Another Question Regarding Deists in Masonry

Hell doesn't factor in. It's not about punishment. It's about what we measure our acts against.

The reason we use tools as symbols is because we believe goodness can be measured through our acts. But for a tool to be effective it needs to be two things: universally adopted, and based on a mathematical constant.

The measure of a cubit, for instance, is the definition of relativism. It's divergent for everyone. If everyone agrees to use the Royal Cubit, however, it can become a useful tool, and if people agree about what's right or wrong, the social contract, that too can become a useful tool.

If a bunch of builders are building a temple using the Royal cubit, they'll all be working together, but if one says "screw it, I'm using my own arm length!" then his blocks won't fit.
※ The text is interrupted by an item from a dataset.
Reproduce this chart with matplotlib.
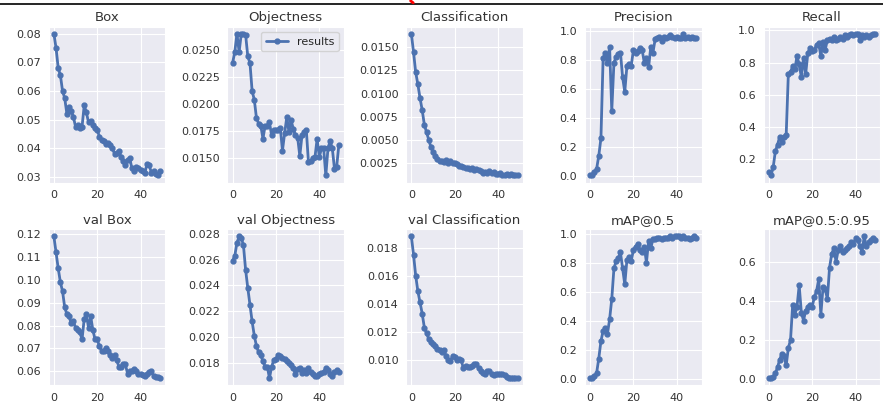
import matplotlib
matplotlib.use("Agg")
import numpy as np
import seaborn as sns
from matplotlib import pyplot as plt
from matplotlib.lines import Line2D

epochs = np.arange(50)

titles = ["Box", "Objectness", "Classification", "Precision", "Recall",
          "val Box", "val Objectness", "val Classification", "mAP@0.5", "mAP@0.5:0.95"]

box = [0.080, 0.075, 0.068, 0.0655, 0.060, 0.0575, 0.052, 0.0545, 0.053, 0.051,
       0.0475, 0.048, 0.047, 0.0475, 0.055, 0.0525, 0.049, 0.0495, 0.048, 0.047,
       0.0465, 0.044, 0.043, 0.0425, 0.0415, 0.042, 0.041, 0.040, 0.038, 0.0385,
       0.039, 0.037, 0.0355, 0.034, 0.036, 0.0365, 0.033, 0.032, 0.0335, 0.033,
       0.0325, 0.032, 0.0315, 0.0345, 0.034, 0.0315, 0.032, 0.031, 0.0305, 0.032]
objectness = [0.0238, 0.0248, 0.0265, 0.0248, 0.0265, 0.0265, 0.0264, 0.0244, 0.0238, 0.0212,
              0.0204, 0.0187, 0.0182, 0.0180, 0.0168, 0.0180, 0.0180, 0.0183, 0.0171, 0.0176,
              0.0176, 0.0176, 0.0178, 0.0157, 0.0173, 0.0188, 0.0174, 0.0185, 0.0177, 0.0171,
              0.0169, 0.0152, 0.0171, 0.0174, 0.0176, 0.0146, 0.0147, 0.0150, 0.0151, 0.0168,
              0.0151, 0.0159, 0.0159, 0.0134, 0.0159, 0.0166, 0.0159, 0.0140, 0.0142, 0.0162]
classification = [0.0165, 0.0145, 0.0123, 0.0110, 0.0095, 0.0082, 0.0066, 0.0058, 0.0050, 0.0042,
                  0.0037, 0.0032, 0.0029, 0.0027, 0.0027, 0.0026, 0.0028, 0.0025, 0.0027, 0.0025,
                  0.0024, 0.0023, 0.0021, 0.0021, 0.0020, 0.0019, 0.0019, 0.0018, 0.0019, 0.0017,
                  0.0018, 0.0017, 0.0016, 0.0014, 0.0015, 0.0014, 0.0016, 0.0014, 0.0015, 0.0013,
                  0.0013, 0.0014, 0.0011, 0.0012, 0.0013, 0.0011, 0.0013, 0.0012, 0.0011, 0.0012]
precision = [0.005, 0.01, 0.03, 0.05, 0.14, 0.26, 0.81, 0.85, 0.78, 0.89,
             0.45, 0.78, 0.82, 0.84, 0.85, 0.68, 0.58, 0.76, 0.77, 0.76,
             0.87, 0.85, 0.86, 0.88, 0.87, 0.78, 0.81, 0.75, 0.89, 0.85,
             0.94, 0.95, 0.96, 0.93, 0.96, 0.95, 0.96, 0.97, 0.96, 0.95,
             0.96, 0.95, 0.95, 0.98, 0.95, 0.96, 0.95, 0.96, 0.95, 0.95]
recall = [0.12, 0.10, 0.15, 0.25, 0.29, 0.34, 0.31, 0.34, 0.35, 0.73,
          0.74, 0.78, 0.76, 0.84, 0.79, 0.71, 0.83, 0.73, 0.86, 0.89,
          0.87, 0.88, 0.91, 0.92, 0.84, 0.93, 0.88, 0.94, 0.95, 0.94,
          0.96, 0.94, 0.95, 0.96, 0.95, 0.97, 0.96, 0.97, 0.98, 0.97,
          0.98, 0.98, 0.94, 0.97, 0.96, 0.97, 0.96, 0.97, 0.98, 0.98]
val_box = [0.119, 0.112, 0.105, 0.099, 0.095, 0.088, 0.085, 0.084, 0.081, 0.082,
           0.079, 0.078, 0.077, 0.074, 0.083, 0.085, 0.079, 0.084, 0.078, 0.074,
           0.074, 0.071, 0.069, 0.069, 0.070, 0.069, 0.067, 0.066, 0.067, 0.065,
           0.062, 0.062, 0.063, 0.063, 0.059, 0.060, 0.060, 0.061, 0.060, 0.059,
           0.059, 0.0585, 0.058, 0.059, 0.0595, 0.060, 0.058, 0.0575, 0.0575, 0.057]
val_objectness = [0.0259, 0.0263, 0.0273, 0.0278, 0.0277, 0.0271, 0.0252, 0.0238, 0.0225, 0.0212,
                  0.0201, 0.0193, 0.0188, 0.0186, 0.0181, 0.0177, 0.0177, 0.0168, 0.0177, 0.0182,
                  0.0183, 0.0186, 0.0185, 0.0184, 0.0183, 0.0181, 0.0180, 0.0178, 0.0176, 0.0171,
                  0.0175, 0.0176, 0.0172, 0.0174, 0.0172, 0.0176, 0.0173, 0.0171, 0.0170, 0.0170,
                  0.0171, 0.0172, 0.0173, 0.0176, 0.0174, 0.0171, 0.0170, 0.0173, 0.0174, 0.0173]
val_classification = [0.0188, 0.0175, 0.0160, 0.0149, 0.0141, 0.0133, 0.0123, 0.0119, 0.0115, 0.0113,
                      0.0111, 0.0110, 0.0108, 0.0107, 0.0106, 0.0107, 0.0103, 0.0100, 0.0099, 0.0103,
                      0.0102, 0.0100, 0.0101, 0.0100, 0.0094, 0.0096, 0.0095, 0.0095, 0.0096, 0.0097,
                      0.0097, 0.0094, 0.0092, 0.0091, 0.0090, 0.0092, 0.0092, 0.0090, 0.0089, 0.0090,
                      0.0090, 0.0090, 0.0090, 0.0089, 0.0088, 0.0087, 0.0087, 0.0087, 0.0087, 0.0087]
map50 = [0.005, 0.005, 0.02, 0.04, 0.14, 0.26, 0.33, 0.35, 0.31, 0.41,
         0.55, 0.76, 0.81, 0.83, 0.87, 0.76, 0.65, 0.82, 0.84, 0.81,
         0.89, 0.91, 0.93, 0.89, 0.87, 0.91, 0.80, 0.95, 0.90, 0.96,
         0.96, 0.97, 0.97, 0.96, 0.97, 0.97, 0.97, 0.98, 0.97, 0.98,
         0.98, 0.98, 0.97, 0.98, 0.97, 0.97, 0.96, 0.97, 0.98, 0.97]
map50_95 = [0.005, 0.005, 0.01, 0.03, 0.06, 0.10, 0.13, 0.12, 0.07, 0.16,
            0.20, 0.38, 0.33, 0.37, 0.48, 0.34, 0.30, 0.35, 0.37, 0.38,
            0.37, 0.42, 0.45, 0.51, 0.33, 0.47, 0.46, 0.41, 0.57, 0.64,
            0.67, 0.60, 0.66, 0.68, 0.65, 0.66, 0.67, 0.68, 0.70, 0.69,
            0.72, 0.71, 0.68, 0.65, 0.73, 0.68, 0.70, 0.71, 0.72, 0.71]

series = [box, objectness, classification, precision, recall,
          val_box, val_objectness, val_classification, map50, map50_95]

sns.set_style("darkgrid")
plt.rcParams["font.family"] = ["DejaVu Sans"]
plt.rcParams["xtick.labelsize"] = 8
plt.rcParams["ytick.labelsize"] = 8

fig, axes = plt.subplots(2, 5, figsize=(8.83, 4.09), dpi=100)
fig.subplots_adjust(left=0.055, right=0.997, top=0.935, bottom=0.058, wspace=0.53, hspace=0.3)
for ax, title, y in zip(axes.ravel(), titles, series):
    ax.plot(epochs, y, marker=".", label="results", linewidth=2, markersize=7, color="#4C72B0")
    ax.set_title(title, fontsize=9.5, color=".2", pad=4)
    ax.tick_params(colors=".2", pad=2)
axes[0, 1].legend(fontsize=8, loc="upper right")

# rule across the top of the page, with a clipped red mark
fig.add_artist(Line2D([0, 1], [0.99, 0.99], color="black", linewidth=1.2))
fig.add_artist(Line2D([0.465, 0.468], [0.998, 0.993], color="red", linewidth=2))

fig.savefig("out.png", dpi=100)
But why is he wrong? Because the greater good isn't served? Because it didn't accomplish everyone's goal? These are all contingent on the universal acceptance of that this building was supposed to look like, which is entirely opinion. He says one thing, they say the other. Who's to say which one is right?

What about pharaoh? Maybe it's wrong because pharaoh says so. After all, he's the one who ordered the temple, and will execute the builder. So pharaoh examines the block and decides he likes the different one better. So now the rebel was right and everyone else was wrong, because the pharaoh changed his mind.
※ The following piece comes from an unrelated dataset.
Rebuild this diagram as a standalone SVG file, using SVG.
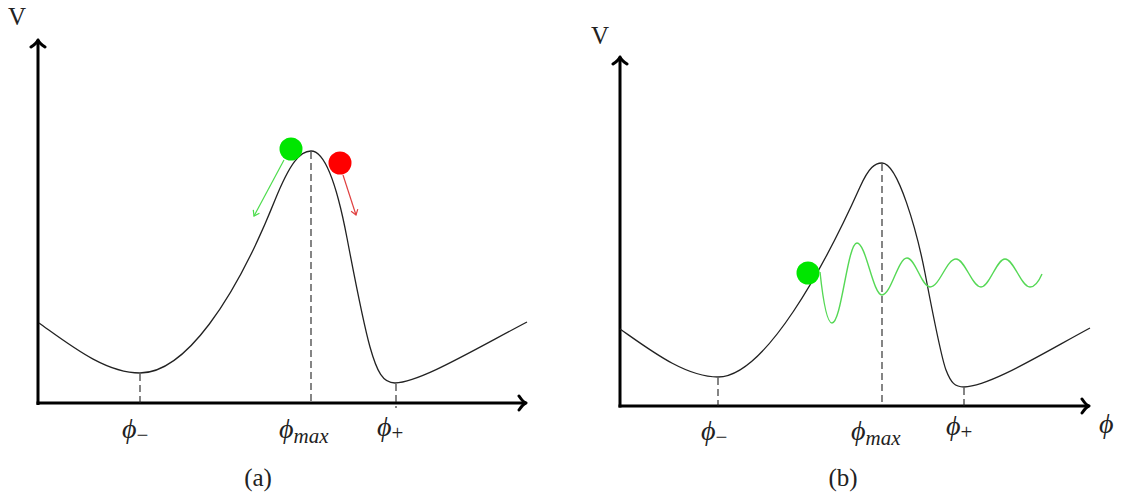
<svg xmlns="http://www.w3.org/2000/svg" width="1129" height="492" viewBox="0 0 1129 492">
<style>
.axis{stroke:#000;stroke-width:3;fill:none}
.curve{stroke:#222;stroke-width:1.3;fill:none}
.dash{stroke:#222;stroke-width:1.1;stroke-dasharray:7 4;fill:none}
.lbl{font-family:"Liberation Serif","DejaVu Serif",serif;fill:#222}
.phi{font-size:28px;font-style:italic;font-family:"Liberation Serif","DejaVu Serif",serif}
.sub{font-size:21px;font-style:normal;font-family:"Liberation Serif","DejaVu Serif",serif}
.subi{font-size:21px;font-style:italic;font-family:"Liberation Serif","DejaVu Serif",serif}
.cap{font-size:25px}
.V{font-size:25px}
</style>
<defs>
<marker id="ax" viewBox="-10 -9 12 18" markerWidth="12" markerHeight="18" refX="0" refY="0" orient="auto" markerUnits="userSpaceOnUse">
<path d="M -7 -7 Q -3 -1 0 0 Q -3 1 -7 7" stroke="#000" stroke-width="3" fill="none" stroke-linecap="round" stroke-linejoin="round"/>
</marker>
<marker id="ga" viewBox="-7 -5 8 10" markerWidth="8" markerHeight="10" refX="0" refY="0" orient="auto" markerUnits="userSpaceOnUse">
<path d="M -5 -3.5 L 0 0 L -5 3.5" stroke="#4cdc4c" stroke-width="1.2" fill="none"/>
</marker>
<marker id="ra" viewBox="-7 -5 8 10" markerWidth="8" markerHeight="10" refX="0" refY="0" orient="auto" markerUnits="userSpaceOnUse">
<path d="M -5 -3.5 L 0 0 L -5 3.5" stroke="#e04040" stroke-width="1.2" fill="none"/>
</marker>
</defs>

<g id="panel-a">
  <g id="axes-a">
    <line class="axis" x1="38" y1="405" x2="38" y2="40" marker-end="url(#ax)"/>
    <line class="axis" x1="36.5" y1="403" x2="526" y2="403" marker-end="url(#ax)"/>
    <text class="lbl V" x="8" y="25">V</text>
  </g>
  <g id="potential-a">
    <path class="curve" d="M 39 323 C 70 345 105 373 140 373 C 185 373 235 300 275 200 C 290 163 300 151 311 151 C 327 151 339 196 347 238 C 355 280 363 322 370 347 C 377 372 383 383 395 383 C 420 382 470 352 527 322"/>
  </g>
  <g id="markers-a">
    <line class="dash" x1="140" y1="374" x2="140" y2="403"/>
    <line class="dash" x1="311" y1="152" x2="311" y2="403"/>
    <line class="dash" x1="396" y1="384" x2="396" y2="408"/>
  </g>
  <g id="labels-a" class="lbl">
    <text x="122" y="438"><tspan class="phi">ϕ</tspan><tspan class="sub" dy="4">−</tspan></text>
    <text x="279" y="438"><tspan class="phi">ϕ</tspan><tspan class="subi" dy="5">max</tspan></text>
    <text x="377" y="436"><tspan class="phi">ϕ</tspan><tspan class="sub" dy="4">+</tspan></text>
    <text class="cap" x="258" y="486" text-anchor="middle">(a)</text>
  </g>
  <g id="ball-green-a">
    <circle cx="291" cy="149" r="11.5" fill="#00e600"/>
  </g>
  <g id="ball-red-a">
    <circle cx="340" cy="163" r="11.5" fill="#ff0000"/>
  </g>
  <g id="connectors-a">
    <line x1="284" y1="160" x2="254" y2="216" stroke="#4cdc4c" stroke-width="1.2" marker-end="url(#ga)"/>
    <line x1="343" y1="175" x2="356" y2="215" stroke="#e04040" stroke-width="1.2" marker-end="url(#ra)"/>
  </g>
</g>

<g id="panel-b">
  <g id="axes-b">
    <line class="axis" x1="620" y1="407.5" x2="620" y2="57" marker-end="url(#ax)"/>
    <line class="axis" x1="618.5" y1="406" x2="1089" y2="406" marker-end="url(#ax)"/>
    <text class="lbl V" x="591" y="44">V</text>
  </g>
  <g id="potential-b">
    <path class="curve" d="M 620 329 C 650 350 685 377 718 377 C 765 377 825 265 860 187 C 869 167 875 163 882 163 C 898 163 917 232 925 273 C 933 315 941 357 946 370 C 951 383 955 387 964 387 C 990 386 1040 355 1090 328"/>
  </g>
  <g id="markers-b">
    <line class="dash" x1="718" y1="378" x2="718" y2="406"/>
    <line class="dash" x1="882" y1="164" x2="882" y2="406"/>
    <line class="dash" x1="964" y1="388" x2="964" y2="410"/>
  </g>
  <g id="labels-b" class="lbl">
    <text x="701" y="440"><tspan class="phi">ϕ</tspan><tspan class="sub" dy="4">−</tspan></text>
    <text x="851" y="440"><tspan class="phi">ϕ</tspan><tspan class="subi" dy="5">max</tspan></text>
    <text x="946" y="435"><tspan class="phi">ϕ</tspan><tspan class="sub" dy="4">+</tspan></text>
    <text x="1099" y="433"><tspan class="phi">ϕ</tspan></text>
    <text class="cap" x="843" y="486" text-anchor="middle">(b)</text>
  </g>
  <g id="ball-green-b">
    <circle cx="808" cy="273" r="11.5" fill="#00e600"/>
  </g>
  <g id="wave-b">
    <path fill="none" stroke="#55d855" stroke-width="1.4" d="M 820 272 C 823 300 827 323 832 323 C 841.5 323 847.5 243 857 243 C 866 243 873 295 882 295 C 891 295 898 258 907 258 C 915.5 258 921.5 287 930 287 C 939.5 287 946.5 259 956 259 C 965 259 972 287 981 287 C 989.5 287 996.5 259 1005 259 C 1014 259 1021 287 1030 287 C 1035 287 1039 281 1042 274"/>
  </g>
</g>
</svg>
See, right and wrong are entirely dependent on what goals we agree to. And we can adopt universal measure, if we can work toward the same goal, but who sets that goal? Society changes its mind all the time. Pharaoh changes his mind all the time. And we change our minds all the time. Right and wrong, without God, is merely convenient preference.

That's why we use mathematical constants in Masonic philosophy. The length of a 24 in gague may be subjective and defined by humans, but a right angle is not. Degrees may be just a number we pulled out of our collective asses--90° is totally subjective--but a right angle isn't. It's the Pythagorean theorem. It's unchanging. It is what it is anywhere in the universe, and neither our rebel builder or pharaoh can change it. So if the builder tries building a temple using his own personalized notion of a right angle, it will collapse.

That's geometry. And that's God. God is our moral constant. Why is murder wrong? It is wrong because God says it is wrong, and no one is changing God's mind. God had a purpose for the universe and for us. This purpose is universal and constant, and because of those two things, measurable concepts like right and wrong can exist.

If there's no God, then it isn't wrong, it's just your opinion.